Rather than 'guess' what a boost::function costs why not look it up here
http://www.boost.org/doc/html/function/misc.html#id538868

>
> >>> I hope this won't happen. There are several I/O
> >>> patterns in use out there.
> >>
> >> But, honestly, how many do we need?

*All* of the ones provided by the 'C' socket API i.e. single threaded
reactive ( blocking), Single threaded reactive ( non-blocking ), signal
driven, multi-threaded async, and multi-threaded reactive.

And before you say again that signals are not portable, they have been
part of the libc library on DOS and windows from MSDOS 3.0 on Lattice C,
Borland Turbo C 2.0 and MS C compilers and it is still supported under
Windows XP. see http://msdn.microsoft.com/library/default.asp?
url=/library/en-us/vclib/html/_crt_signal.asp

> >
> > This is the main questions. I doubt we can ever
> > answer this.
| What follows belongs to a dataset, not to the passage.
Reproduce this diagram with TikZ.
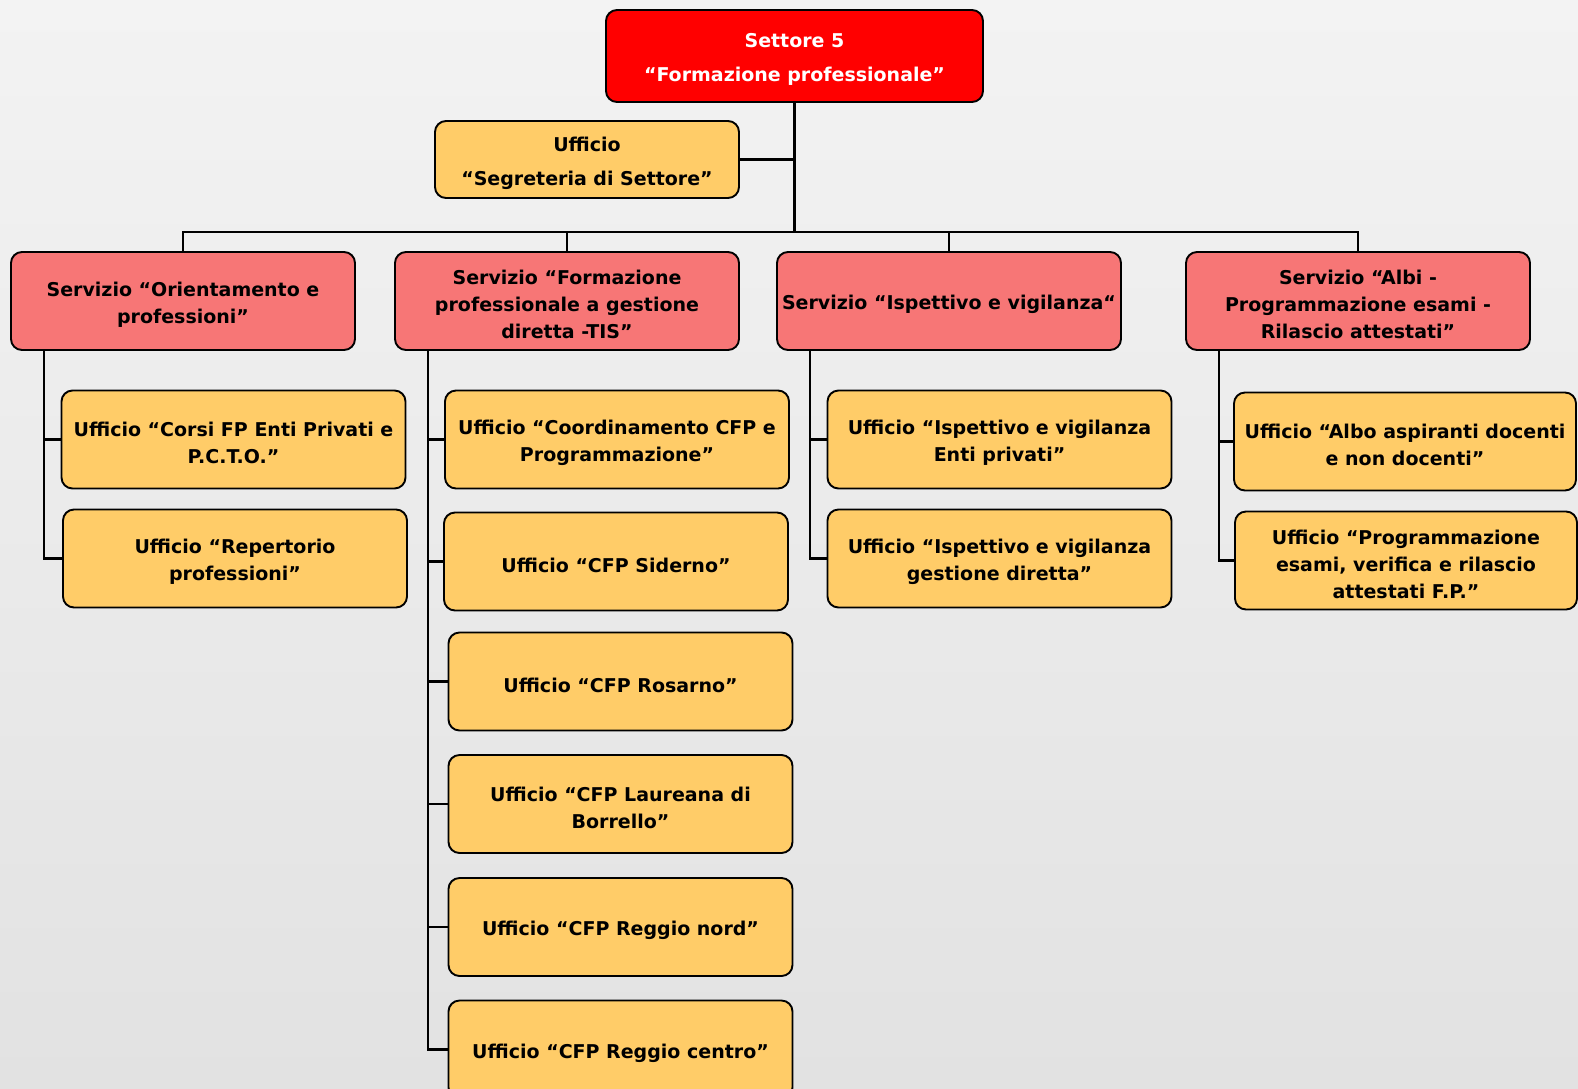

So, I see no reason in dictating a
> > style.
>
> There are some reasons for picking a small number of styles:
>
> 1. Simpler for a user to understand
> 2. Simpler to document
> 3. Simpler to test
> 4. Simpler to write higher level libs (they should have
> have symmetric styles for their users)
> 5. Not all styles are portable (w/o undue complexity)
> 6. Simpler to implement :)
>
> I can only think of one advantage of multiple styles: familiarity
> with existing practice.

Then I'm afraid your education has been some what lacking. Threading is
greate for certain kinds of high performance servers but can introduce a
lot of complexity. ( potential for deadlocks, races, priority inversion,
starvation etc)

Single threaded fork/exec reactive servers eliminate the complexity of
threads but add complexity if they need to share data ( IPC ) and use
heavy weight context switches.

Both of the above, because of context switching behave non-
deterministically with regard to time. Which is why you have signal
driven I/O.

We do not chose our architecture based on familiarity but rather on the
requirements and these models each satisfy different forces.